Между 1100 и 1275 г. (от «Песни о Роланде» до «Романа о Розе») французская литература и культура задавала тон всем прочим нациям… Однако после 1300 г. литературное первенство достается Италии – с Данте, Петраркой и Боккаччо… Франция, Испания и Англия находятся под итальянским влиянием – это век «италианизма». В XVI в. начинается испанский золотой век, который будет господствовать в европейских литературах более сотни лет. Франция освободит себя от испанских и итальянских влияний только в XVII в., получив превосходство, которое не будет оспорено вплоть до 1780 г. В Англии значительное поэтическое течение возникнет уже к 1590 г., но только в XVIII в. оно вызовет интерес у остальной Европы. Что касается Германии, то она никогда не была соперницей великих романских литератур.
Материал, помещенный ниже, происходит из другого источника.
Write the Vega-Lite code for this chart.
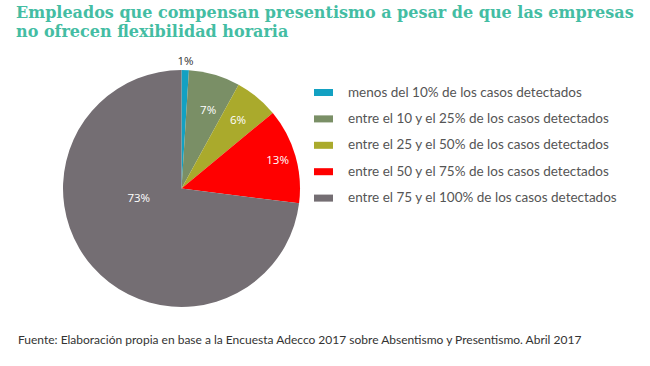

Ее время придет с эпохой Гете – до этого времени немецкая культура часто находится под внешним влиянием, но никогда не вырабатывает свое[45].





43

Как и в случае с индустрией, люди в какой-то момент XIX в. осознали, что именно роману суждено выжить и что он теперь, хорошо это или плохо, воплощает саму сущность новой цивилизации. Начиная с этого момента, талантливый юноша будет мечтать о написании великого романа, а не трагедии. Что касается стариков, то, например, Гете будет переписывать своего «Вильгельма Мейстера» 3 раза за 40 лет, чтобы удостовериться в том, что роман получается достаточно современным, каким и был задуман.

44

Несколько очень убедительных размышлений о вкладе романа в создание национальных культур можно найти в книге Б. Андерсена «Воображаемые сообщества» (М., 2001, особенно с. 48–58). Benedict Anderson, Imagined Communities, London 1983 (pp. 30–39).

45

Curtius, Europäische Literatur, p. 44.